Em crónica saída na revista New Statesman, o escritor ucraniano Andrei Kurkov descreveu Sussurros, de Orlando Figes, como «uma fascinante enciclopédia das relações humanas», considerando-o, a par do Arquipélago Gulag, de Soljenitsine, e dos Contos de Kolima, de Varlam Chalamov, como «um dos maiores monumentos literários do povo soviético». Não se trata de uma desnecessária hipérbole, pois esta é, de facto, uma obra soberba e claramente inovadora. Convém à partida desvanecer um eventual equívoco: este não é mais um dos muitos estudos históricos descritivos e estatísticos sobre Estaline, o estalinismo e as suas vítimas proporcionado pela abertura dos arquivos que se seguiu à Glasnost. Mergulhando nas sombras, surge antes como uma abordagem da vida diária das pessoas comuns e da forma como esta foi condicionada pela engenharia social do «homem novo».
O próprio título traduz uma das dimensões da realidade do quotidiano na antiga União Soviética: «sussurro» era o ténue som emitido por alguém que desejava passar despercebido e escondia a sua voz, mas na língua russa é também o modo de soprar ao ouvido das autoridade e da polícia aquilo que alguém disse, uma prática vulgarizada a partir da década de 1920. A atenção prestada às particularidades da vida privada e o privilegiar da palavra murmurada configuram assim a dimensão mais claramente inovadora deste livro de Figes, necessariamente apoiado no valor documental da memória individual. Justificando o recurso sistemático a cerca de 500 entrevistas, o autor declara mesmo o testemunho oral como mais fiável do que as evocações escritas, uma vez que pode sempre ser cruzado com outros e directamente confrontado com a certeza dos factos.
Este é também um trabalho bastante completo por agregar as transformações que corresponderam no território da vida privada às grandes opções políticas dos bolcheviques, nem sempre uniformes nos anos que se seguiram imediatamente à revolução de Outubro mas cada vez mais categóricas e inquestionáveis à medida que José Estaline foi concentrando o poder nas suas mãos. Acompanham-se assim, ano após ano, as alterações na organização do quotidiano e das atitudes que seguiram as colectivizações forçadas, o Grande Terror dos anos trinta, a Segunda Guerra Mundial e a época que se lhe seguiu, chegando mesmo aquém de 1953, o ano da morte do ditador, uma vez que o seu desaparecimento não alterou o essencial de um conjunto de características comportamentais, apoiadas na ambiguidade e no peso do não-dito, incorporadas pelo conjunto da sociedade.

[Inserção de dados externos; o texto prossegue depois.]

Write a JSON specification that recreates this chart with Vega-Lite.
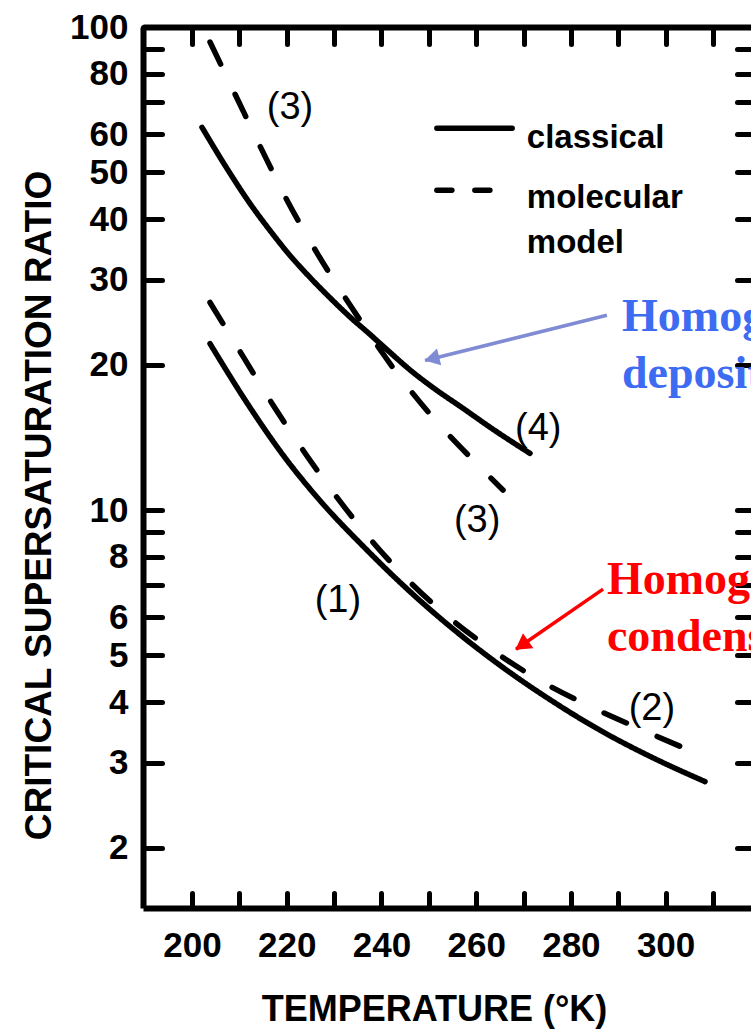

Tal como o historiador britânico tem o cuidado de assinalar, um certo padrão de «mentalidade soviética» reflectida neste livro ocupa na maioria dos casos «uma região da consciência de onde as crenças e os valores mais antigos foram suspensos ou suprimidos», sendo os novos adoptados pelas pessoas comuns, não tanto em função de um desejo ardente de se tornarem ‘soviéticas’ mas «em consequência da vergonha e do medo» de o não serem. Vergonha, pois, de se possuir a origem social errada, de estar-se impedido de aderir à norma, de ser-se por isso qualificado como «inimigo do povo». E medo, pavor, de vir a ser-se inapelavelmente punido por isso, num contexto de terror erguido desde a base, a partir da escola, do local de trabalho ou mesmo do interior da família, com vista a fazer desaparecer de vez os sinais dos antigos valores e da antiga ordem social. Os pequenos episódios, os trajectos pessoais e as experiências partilhadas, reveladoras deste processo, são entretanto apresentados ao leitor de uma forma magnífica, apoiados numa capacidade narrativa envolvente, com a marca do autor, que a tradução portuguesa cuidadosamente preserva. Sussurros é um livro espantoso. Poucos daqueles que o lerem irão esquecê-lo.
Orlando Figes, Sussurros. A Vida Privada na Rússia de Estaline. Alêtheia Editores. Trad. de Maria José Figueiredo e revisão de José João Leiria. 740 págs. Versão revista de um recensão saída na LER de Janeiro de 2011.